The EPA Is Right to Be Careful About Pebble Mine Plan

we have merely proposed restrictions on the size of large-scale mining at the Pebble site.

May 22, 2015

Regarding Kimberley Strassel’s “The Greens’ Back Door at the EPA”(Potomac Watch, May 15): Bristol Bay is a wild and largely undisturbed watershed that is home to the world’s greatest sockeye salmon fishery. It’s an economic powerhouse supporting 14,000 jobs and a subsistence way of life for Bristol Bay’s Alaska Natives for more than 4,000 years. People who rely on those jobs and resources have been living under a cloud of uncertainty for years as the Pebble Partnership has pledged repeatedly, yet failed, to apply for a Clean Water Act permit to develop the mine. As described by the last remaining Pebble partner in documents filed with the Securities and Exchange Commission, the Pebble mine could result in a pit as deep as the Grand Canyon and produce up to 10 billion tons of acid-generating waste.

EPA staff spent three years evaluating science, conducting hearings and reviewing one million public comments in developing the Bristol Bay Watershed Assessment. That process included two independent peer reviews and a robust public outreach process in which Pebble Partnership readily participated. No process could have been more transparent and inclusive of all views, including for proponents of the Pebble Mine.

The EPA subsequently initiated the multistep Clean Water Act 404(c) evaluation process in February 2014 and is still in the midst of that process. A quick search by Ms. Strassel would have revealed that the EPA hasn’t even proposed, much less issued, a “pre-emptive veto of the Pebble Mine.” Rather, we have merely proposed restrictions on the size of large-scale mining at the Pebble site with the goal of protecting the most lucrative sockeye fishery on the planet.

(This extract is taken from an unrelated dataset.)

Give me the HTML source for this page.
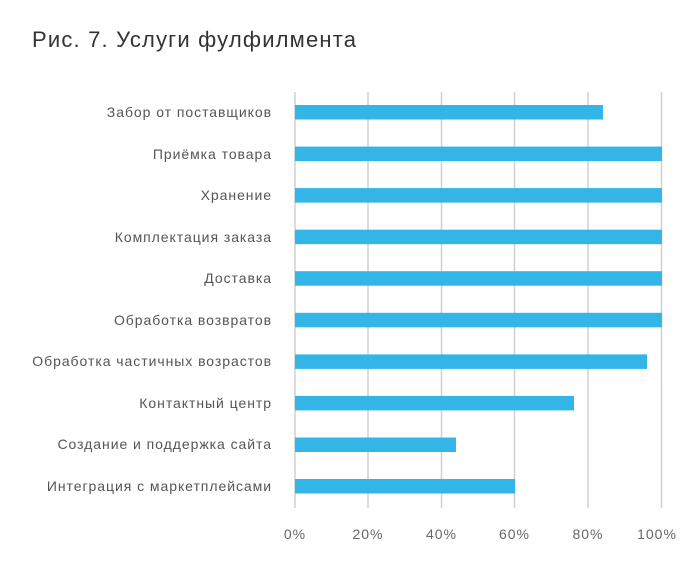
<!DOCTYPE html>
<html><head><meta charset="utf-8"><style>
body{margin:0;background:#fff;}
svg{display:block;font-family:"Liberation Sans",sans-serif;}
</style></head><body>
<svg width="700" height="562" viewBox="0 0 700 562">
<text x="32" y="47" font-size="22" fill="#333" textLength="324" lengthAdjust="spacing">Рис. 7. Услуги фулфилмента</text>
<g stroke="#d0d0d0" stroke-width="1.5">
<line x1="295" y1="92" x2="295" y2="508"/>
<line x1="368" y1="92" x2="368" y2="508"/>
<line x1="441.5" y1="92" x2="441.5" y2="508"/>
<line x1="514.5" y1="92" x2="514.5" y2="508"/>
<line x1="588" y1="92" x2="588" y2="508"/>
<line x1="661.5" y1="92" x2="661.5" y2="508"/>
</g>
<g fill="#33b5e8">
<rect x="295" y="105" width="308" height="14.5"/>
<rect x="295" y="146.6" width="367" height="14.5"/>
<rect x="295" y="188.1" width="367" height="14.5"/>
<rect x="295" y="229.7" width="367" height="14.5"/>
<rect x="295" y="271.2" width="367" height="14.5"/>
<rect x="295" y="312.8" width="367" height="14.5"/>
<rect x="295" y="354.4" width="352" height="14.5"/>
<rect x="295" y="395.9" width="279" height="14.5"/>
<rect x="295" y="437.5" width="161" height="14.5"/>
<rect x="295" y="479" width="220" height="14.5"/>
</g>
<g font-size="14" fill="#555" text-anchor="end" letter-spacing="0.95">
<text x="272" y="117">Забор от поставщиков</text>
<text x="272" y="159">Приёмка товара</text>
<text x="272" y="200">Хранение</text>
<text x="272" y="242">Комплектация заказа</text>
<text x="272" y="283">Доставка</text>
<text x="272" y="325">Обработка возвратов</text>
<text x="272" y="366">Обработка частичных возрастов</text>
<text x="272" y="408">Контактный центр</text>
<text x="272" y="449">Создание и поддержка сайта</text>
<text x="272" y="491">Интеграция с маркетплейсами</text>
</g>
<g font-size="14" fill="#666" text-anchor="middle" letter-spacing="1">
<text x="295" y="539">0%</text>
<text x="368" y="539">20%</text>
<text x="441.5" y="539">40%</text>
<text x="514.5" y="539">60%</text>
<text x="588" y="539">80%</text>
<text x="657" y="539">100%</text>
</g>
</svg>
</body></html>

Clean Water Act Section 404(c) is an authority Congress granted the EPA to protect our nation’s most important natural resources. The EPA applies this authority judiciously, having used it only 13 times in the last 42 years. In contrast, the Army Corps of Engineers and the EPA approve thousands of 404 permits each year.

Furthermore, it was irresponsible to ascribe subversive motives to a career EPA attorney who has simply been doing her job by asking outside lawyers to direct communication through EPA attorneys rather than through staff.